Fr. Pedro IGLESIAS Martínez (Ripollet, Barcelona, Spain)Today, the Gospel clearly confronts us with the world... It is absolutely radical in its approach, and it does not allow any half measures: “Whoever wishes to come after me must deny himself, take up his cross, and follow me” (Mt 16:24). In many instances, when we are facing suffering generated by us or by others, we can hear: “We have to accept the sufferings God sends us... This is God's will..., or words to that effect”. And we keep on gathering sacrifices in very much the same way as those trading stamps we used to collect, with the hope of showing them at Heaven's audit department when our day to present our statements of accounts arrives.

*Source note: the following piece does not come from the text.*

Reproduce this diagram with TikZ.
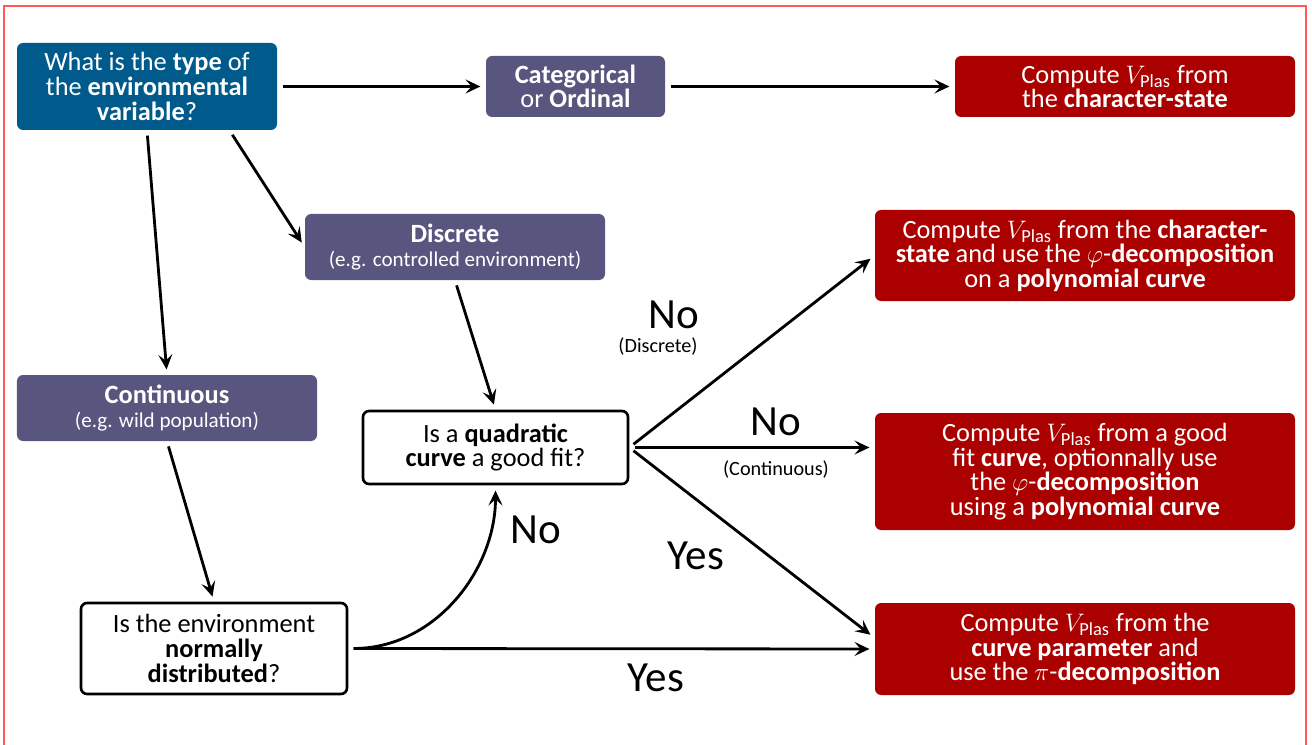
\documentclass[tikz,border=0pt]{standalone}
\usepackage{amsmath}
\usepackage{fontspec}
\setmainfont{Carlito}
\usetikzlibrary{arrows.meta}
\definecolor{typeblue}{HTML}{005A8B}
\definecolor{kindpurple}{HTML}{58567E}
\definecolor{resred}{HTML}{AA0000}
\definecolor{framered}{HTML}{FF5A5A}
\newcommand{\vplas}{$V_{\text{Plas}}$}
\newcommand{\egsize}{\fontsize{12}{13}\selectfont}

\begin{document}
\begin{tikzpicture}[>={Stealth[length=8.5pt, width=8pt, inset=3.5pt]},
  box/.style={rectangle, rounded corners=3.5pt, align=center, inner sep=2pt, font=\fontsize{15}{14}\selectfont},
  typebox/.style={box, fill=typeblue, text=white},
  kindbox/.style={box, fill=kindpurple, text=white},
  resbox/.style={box, fill=resred, text=white},
  askbox/.style={box, draw, line width=1.5pt, fill=white},
  link/.style={->, line width=1.6pt, shorten <=3pt, shorten >=3pt},
  answer/.style={font=\fontsize{24.5}{26}\selectfont},
  note/.style={font=\fontsize{11.5}{12}\selectfont}]
\useasboundingbox (0,0) rectangle (26.24,-14.9);
\draw[framered, line width=0.6pt] (0.08,-0.12) rectangle (26.12,-15.5);

\node[typebox, minimum width=5.2cm, minimum height=1.74cm] (type) at (2.94,-1.73) {What is the \textbf{type} of\\ the \textbf{environmental}\\ \textbf{variable}?};
\node[kindbox, minimum width=3.58cm, minimum height=1.22cm] (cat) at (11.51,-1.73) {\textbf{Categorical}\\ or \textbf{Ordinal}};
\node[resbox, minimum width=6.8cm, minimum height=1.22cm] (r1) at (22.5,-1.73) {Compute \vplas{} from\\ the \textbf{character-state}};

\node[kindbox, minimum width=6.0cm, minimum height=1.32cm] (disc) at (9.1,-4.94) {\textbf{Discrete}\\ {\egsize (e.g. controlled environment)}};
\node[resbox, minimum width=8.4cm, minimum height=1.82cm] (r2) at (21.7,-5.11) {Compute \vplas{} from the \textbf{character-}\\ \textbf{state} and use the $\varphi$-\textbf{decomposition}\\ on a \textbf{polynomial curve}};

\node[kindbox, minimum width=6.0cm, minimum height=1.32cm] (cont) at (3.34,-8.16) {\textbf{Continuous}\\ {\egsize (e.g. wild population)}};
\node[askbox, minimum width=5.3cm, minimum height=1.46cm] (quad) at (9.91,-8.95) {Is a \textbf{quadratic}\\ \textbf{curve} a good fit?};
\node[resbox, minimum width=8.4cm, minimum height=2.34cm] (r3) at (21.7,-9.43) {Compute \vplas{} from a good\\ fit \textbf{curve}, optionnally use\\ the $\varphi$-\textbf{decomposition}\\ using a \textbf{polynomial curve}};

\node[askbox, minimum width=5.32cm, minimum height=1.82cm] (norm) at (4.28,-12.97) {Is the environment\\ \textbf{normally}\\ \textbf{distributed}?};
\node[resbox, minimum width=8.4cm, minimum height=1.84cm] (r4) at (21.7,-12.98) {Compute \vplas{} from the\\ \textbf{curve parameter} and\\ use the $\pi$-\textbf{decomposition}};

% answers on the branches
\node[answer] (nodisc) at (13.48,-6.3) {No};
\node[note] (nodisctxt) at (13.16,-6.94) {(Discrete)};
\node[answer] (nocont) at (15.52,-8.44) {No};
\node[note] (noconttxt) at (15.52,-9.4) {(Continuous)};
\node[answer] (yesquad) at (13.92,-11.12) {Yes};
\node[answer] (nonorm) at (10.72,-10.6) {No};
\node[answer] (yesnorm) at (13.12,-13.56) {Yes};

\draw[link] (type) -- (cat);
\draw[link] (cat) -- (r1);
\draw[link] (type.south) -- (cont.north);
\draw[link] (type.-28) -- (disc.west);
\draw[link] (disc.south) -- (quad.north);
\draw[link] (cont.south) -- (norm.north);
\draw[link] (norm.east) -- (r4.west);
\draw[link] (norm.east) .. controls (8.7,-12.97) and (9.91,-11.4) .. (quad.south);
\draw[link] (quad.east) -- (r2.west);
\draw[link] (quad.east) -- (quad.east -| r3.west);
\draw[link] (quad.east) -- ([yshift=0.22cm]r4.west);
\end{tikzpicture}
\end{document}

But our suffering per se would be of little value. Christ was no stoic: He was thirsty, He was hungry, He was tired, He did not like to be forsaken. He let others help him... where He could, He soothed pain, whether physical or moral. So, what is happening, then?
Before loading with our “cross”, the first thing we must do is to follow Christ. It is not a matter of first suffering and then following Christ... Christ must be followed from our Love, and from there we can then understand the sacrifice, the personal negation: “For whoever wishes to save his life will lose it, but whoever loses his life for my sake will find it” (Mt 16:25). Love and mercy may lead us to sacrifice. Any true love engenders, one way or other, some sort of sacrifice, but not all sacrifice engenders love. God is not sacrifice; God is love, and only from that perspective can pain, fatigue and the cross in our lives, have any meaning, following the model of man the Father reveals to us in Christ. St. Augustine said: “When one loves, one does not suffer; but if one does suffer, the very suffering is loved.”
In the ensuing events of our life, we are not to seek a divine origin to explain our sacrifices and shortcomings: “Why is God sending this to me?”, but we rather have to find a “divine usage” for them: “How can I transform this into an act of faith and love?” It is from this evaluation how we are to follow Christ and how —certainly— we may deserve the Father’s merciful glance. The same glance with which the Father looked at his Son in the Cross.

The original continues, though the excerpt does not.